It’s been three years since a magnitude 9.0 earthquake and subsequent tsunami struck the northeastern shoreline of Japan’s Honshu Island, sweeping away entire towns and claiming more than 15,000 lives.
In its destruction, the tsunami also damaged the Fukushima Daiichi Nuclear Power Plant, sparking the meltdown of three of the facility’s six nuclear reactors. Soon afterwards the plant began releasing radioactive material into the surrounding ocean, resulting in the largest dump of nuclear waste since the 1986 Chernobyl disaster.
Now scientists say that radioactive seawater is about to make it to Southern California.
Researchers at CSU Long Beach, lead by Professor Steven Manley, have embarked on an ambitious project — dubbed Kelp Watch 2014 — to find out just how much radioactive material we have in our local seawater.

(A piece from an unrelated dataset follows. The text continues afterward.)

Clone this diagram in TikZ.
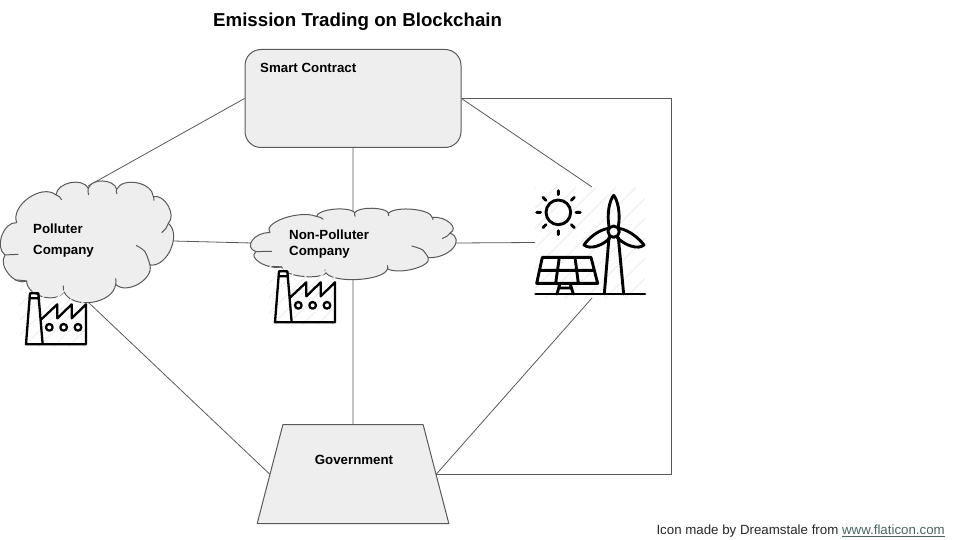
\documentclass[tikz,border=0pt]{standalone}
\usepackage{fontspec}
\setmainfont{Liberation Sans}
\usetikzlibrary{shapes.geometric,calc}
\definecolor{shapefill}{HTML}{EEEEEE}
\definecolor{edgecol}{HTML}{595959}
\definecolor{hatchcol}{HTML}{F1F1F1}
\definecolor{linkcol}{HTML}{4A6464}
\tikzset{
  edge/.style={draw=edgecol,line width=0.8pt},
  shapeline/.style={draw=edgecol,line width=1pt,fill=shapefill,line join=round},
  label/.style={font=\bfseries\fontsize{13.3}{15}\selectfont,inner sep=0pt,anchor=west,text=black},
  icon/.style={draw=black,line width=2.9pt,line join=round,line cap=round},
  hatch/.style={draw=hatchcol,line width=1.2pt},
}
\newcommand{\bump}[4]{.. controls ({#1+0.1*(#3-#1)+0.37*(#4-#2)},{#2+0.1*(#4-#2)-0.37*(#3-#1)}) and ({#3-0.1*(#3-#1)+0.37*(#4-#2)},{#4-0.1*(#4-#2)-0.37*(#3-#1)}) .. (#3,#4)}
% cloud in zoom units
\newcommand{\cloudshape}{%
  \path[shapeline] (50,158)
   \bump{50}{158}{168}{75}
   \bump{168}{75}{265}{55}
   \bump{265}{55}{350}{58}
   \bump{350}{58}{460}{80}
   \bump{460}{80}{505}{160}
   \bump{505}{160}{450}{285}
   \bump{450}{285}{347}{343}
   \bump{347}{343}{192}{365}
   \bump{192}{365}{80}{333}
   \bump{80}{333}{15}{255}
   \bump{15}{255}{50}{158} -- cycle;
  \draw[edgecol,line width=1pt]
   plot[smooth] coordinates {(168,75)(178,80)(185,90)}
   plot[smooth] coordinates {(265,55)(264,65)(266,75)}
   plot[smooth] coordinates {(350,58)(349,65)(351,72)}
   plot[smooth] coordinates {(460,80)(462,86)(462,92)}
   plot[smooth] coordinates {(505,160)(498,175)(485,188)}
   plot[smooth] coordinates {(408,226)(435,245)(450,285)}
   plot[smooth] coordinates {(347,343)(348,335)(347,325)}
   plot[smooth] coordinates {(192,365)(190,356)(190,347)}
   plot[smooth] coordinates {(80,333)(62,331)(45,330)}
   plot[smooth] coordinates {(15,255)(35,254)(55,253)};
}
\newcommand{\factoryshape}{%
  \begin{scope}
    \clip (60,350) rectangle (262,530);
    \foreach \d in {-200,-155,...,300} {\draw[hatch] (\d,530) -- (\d+180,350);}
  \end{scope}
  \draw[icon,line width=2.3pt]
   (90,370) -- (115,370) -- (128,523) -- (78,523) -- cycle
   (88,385) -- (117,385)
   (125,447) -- (172,403) -- (172,445) -- (215,403) -- (215,445) -- (258,403) -- (258,523) -- (128,523)
   (148,472) circle (10) (191,472) circle (10) (234,472) circle (10);
}
\begin{document}
\begin{tikzpicture}[x=1pt,y=-1pt]
\useasboundingbox (0,0) rectangle (960,540);
\fill[white] (0,0) rectangle (960,540);

\node[font=\bfseries\fontsize{18.7}{20}\selectfont,inner sep=0pt,anchor=west] (title) at (213,21.5) {Emission Trading on Blockchain};

% anchors
\coordinate (pollTop) at (88,186);
\coordinate (pollRight) at (173,241);
\coordinate (pollBottom) at (88,302);
\coordinate (nonLeft) at (252,243);
\coordinate (nonRight) at (456,243);
\coordinate (iconLeft) at (535,242.5);
\coordinate (iconTop) at (592,187);
\coordinate (iconBottom) at (592,298);

\node[shapeline,rounded corners=16pt,minimum width=216pt,minimum height=98pt,inner sep=0pt] (contract) at (353,98.5) {};
\node[shapeline,trapezium,trapezium stretches=true,trapezium left angle=79.6,trapezium right angle=79.6,minimum width=192pt,minimum height=99pt,inner sep=0pt] (gov) at (353,474) {\phantom{\rule{20pt}{20pt}}};

\coordinate (cornerA) at (671,98.5);
\coordinate (cornerB) at (671,474);

\draw[edge] (contract.west) -- (pollTop);
\draw[edge] (contract.east) -- (iconTop);
\draw[edge] (contract.east) -- (cornerA) -- (cornerB) -- (gov.east);
\draw[edge] (contract.south) -- (gov.north);
\draw[edge] (pollRight) -- (nonLeft);
\draw[edge] (nonRight) -- (iconLeft);
\draw[edge] (pollBottom) -- (gov.west);
\draw[edge] (iconBottom) -- (gov.east);

% clouds
\begin{scope}[x=0.3333pt,y=-0.3333pt,shift={(0,510)}]
  \cloudshape
\end{scope}
\begin{scope}[shift={(250,201.8)},x=0.396pt,y=-0.1955pt]
  \cloudshape
\end{scope}

% factories
\begin{scope}[shift={(0,170)},x=0.3333pt,y=-0.3333pt]
  \factoryshape
\end{scope}
\begin{scope}[shift={(249,148)},x=0.3333pt,y=-0.3333pt]
  \factoryshape
\end{scope}

% solar and wind
\begin{scope}[shift={(525,180)},x=0.3333pt,y=-0.3333pt]
  \begin{scope}
    \clip (30,22) rectangle (360,355);
    \foreach \d in {-300,-240,...,400} {\draw[hatch] (\d,355) -- (\d+333,22);}
  \end{scope}
  \draw[icon] (100,97) circle (37);
  \draw[icon]
    (100,32) -- (100,44) (100,152) -- (100,164) (35,97) -- (47,97) (153,97) -- (166,97)
    (54,52) -- (63,61) (148,52) -- (139,61) (54,143) -- (63,134) (148,143) -- (139,134);
  \draw[icon] (266,155) circle (17);
  \draw[icon] (252,140) .. controls (245,100) and (254,60) .. (266,46) .. controls (278,60) and (287,100) .. (280,140);
  \draw[icon] (250,145) .. controls (220,150) and (190,175) .. (177,195) .. controls (195,210) and (235,197) .. (256,172);
  \draw[icon] (282,145) .. controls (312,150) and (342,175) .. (357,195) .. controls (340,210) and (300,197) .. (276,172);
  \draw[icon] (252,172) -- (238,342) (280,172) -- (296,342);
  \draw[icon] (32,342) -- (360,342);
  \draw[icon] (52,232) -- (198,232) -- (218,310) -- (35,310) -- cycle
    (44,271) -- (208,271)
    (103,232) -- (92,310) (150,232) -- (160,310)
    (105,310) -- (96,342) (135,310) -- (145,342) (101,324) -- (140,324);
\end{scope}

% texts
\node[label] (contractText) at (260,68) {Smart Contract};
\node[label] (pollA) at (33,228.5) {Polluter};
\node[label] (pollB) at (33,251.5) {Company};
\node[label] (nonA) at (289,234.5) {Non-Polluter};
\node[label] (nonB) at (289,252.5) {Company};
\node[label,anchor=center] (govText) at (354,460) {Government};
\node[inner sep=0pt,anchor=east,font=\fontsize{13.3}{15}\selectfont,text={rgb,255:red,40;green,40;blue,40}] (credit) at (945,531.5) {Icon made by Dreamstale from \textcolor{linkcol}{\underline{www.flaticon.com}}};
\end{tikzpicture}
\end{document}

By examining levels of radioactive isotopes in local kelp populations, Manley and his team hope to dispel notions that the radiation poses a significant health risk to humans.

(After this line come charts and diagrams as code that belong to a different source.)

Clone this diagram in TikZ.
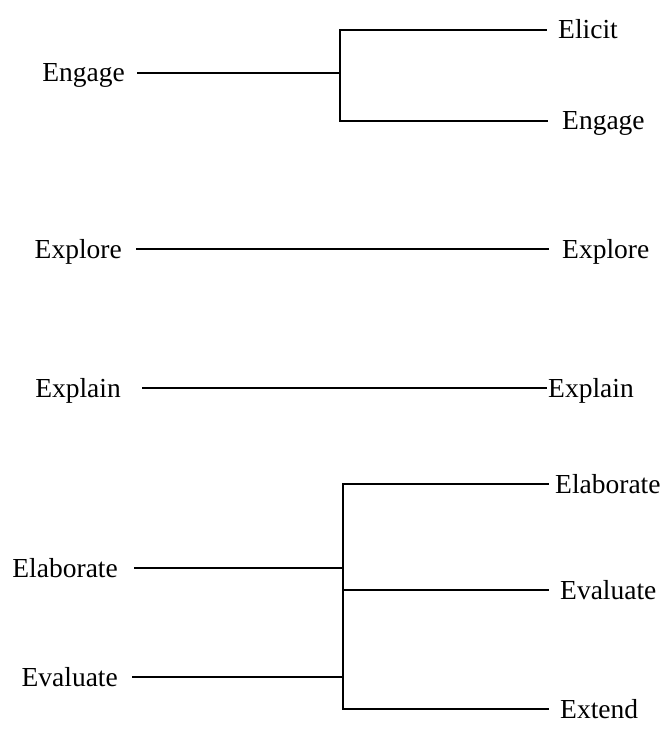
\documentclass[tikz,border=0pt]{standalone}
\usepackage{fontspec}
\setmainfont{Liberation Serif}
\begin{document}
\begin{tikzpicture}[x=1pt,y=-1pt,
  lbl/.style={font=\fontsize{27.5}{27.5}\selectfont, inner ysep=0pt, text height=18pt, text depth=0pt},
  lft/.style={lbl, anchor=east, inner xsep=14pt},
  rgt/.style={lbl, anchor=west, inner xsep=12pt},
  ln/.style={line width=1.7pt, line cap=rect}]
\useasboundingbox (0,0) rectangle (671,741);
% top group
\coordinate (j1) at (340,73);
\coordinate (t1) at (340,30);
\coordinate (b1) at (340,121);
\node[lft, inner xsep=13pt] (LEngage) at (138,73) {Engage};
\node[rgt] (RElicit) at (546,30) {Elicit};
\node[rgt, inner xsep=15pt] (REngage) at (547,121) {Engage};
\draw[ln] (LEngage.east) -- (j1);
\draw[ln] (t1) -- (b1);
\draw[ln] (t1) -- (RElicit.west);
\draw[ln] (b1) -- (REngage.west);
% explore
\node[lft, inner xsep=15pt] (LExplore) at (137,249) {Explore};
\node[rgt, inner xsep=14pt] (RExplore) at (548,249) {Explore};
\draw[ln] (LExplore.east) -- (RExplore.west);
% explain
\node[lft, inner xsep=22pt] (LExplain) at (143,388) {Explain};
\node[rgt, inner xsep=2pt] (RExplain) at (546,388) {Explain};
\draw[ln] (LExplain.east) -- (RExplain.west);
% bottom group
\coordinate (t2) at (343,484);
\coordinate (m2) at (343,590);
\coordinate (b2) at (343,709);
\coordinate (j2a) at (343,568);
\coordinate (j2b) at (343,677);
\node[lft, inner xsep=17pt] (LElab) at (135,568) {Elaborate};
\node[lft, inner xsep=15pt] (LEval) at (133,677) {Evaluate};
\node[rgt, inner xsep=7pt] (RElab) at (548,484) {Elaborate};
\node[rgt] (REval) at (548,590) {Evaluate};
\node[rgt] (RExt) at (548,709) {Extend};
\draw[ln] (LElab.east) -- (j2a);
\draw[ln] (LEval.east) -- (j2b);
\draw[ln] (t2) -- (b2);
\draw[ln] (t2) -- (RElab.west);
\draw[ln] (m2) -- (REval.west);
\draw[ln] (b2) -- (RExt.west);
\end{tikzpicture}
\end{document}
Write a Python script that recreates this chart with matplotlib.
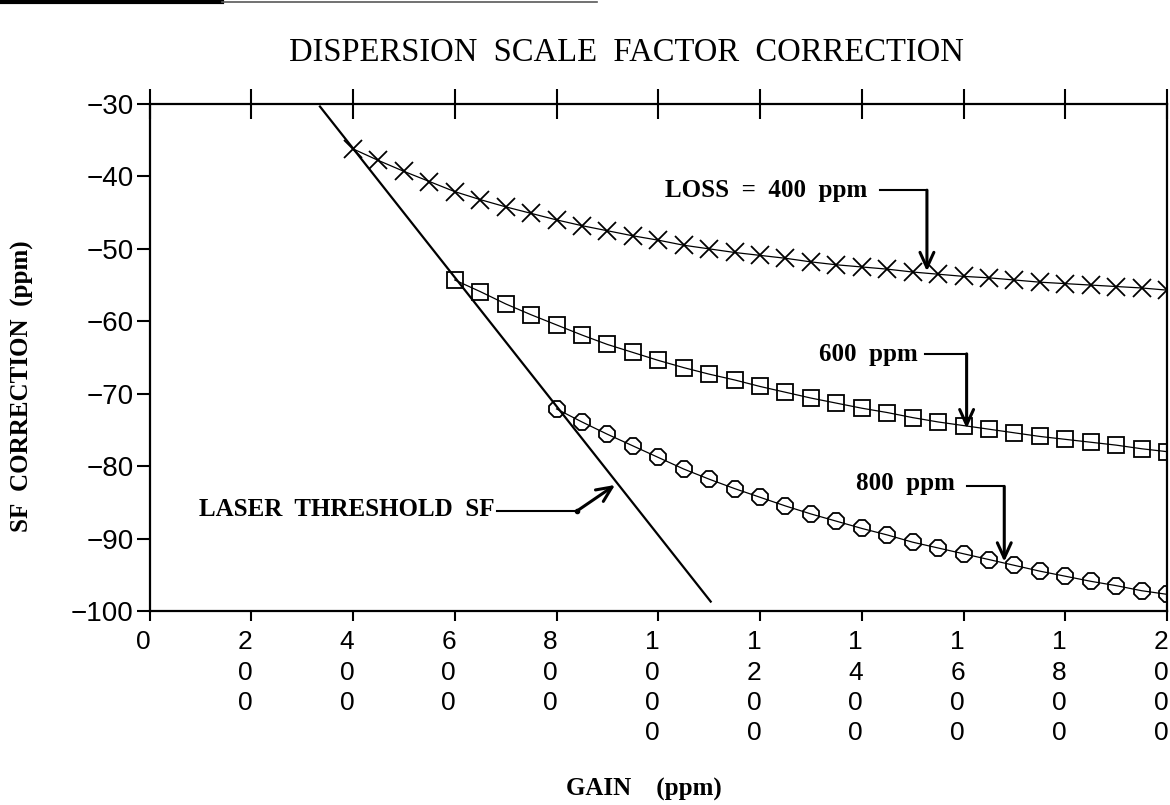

“The anticipated amounts [of radioactive material], because of the dilution that has occurred, are not considered to be human health risks,” Manley said, while harvesting kelp just outside the Long Beach Harbor last Thursday. “But I think it’s important to know actually what is in our environment.”
While it’s important to not conflate the tragic events of Fukushima with possible seawater contamination off the coast of California, Manley notes that the migration of radioactive material from the coast of Japan to Southern California is significant. He added that he doesn’t anticipate finding any radioactive material from Fukushima in this initial round of testing, but that future tests in July and later this winter should show signs of Fukushima contamination.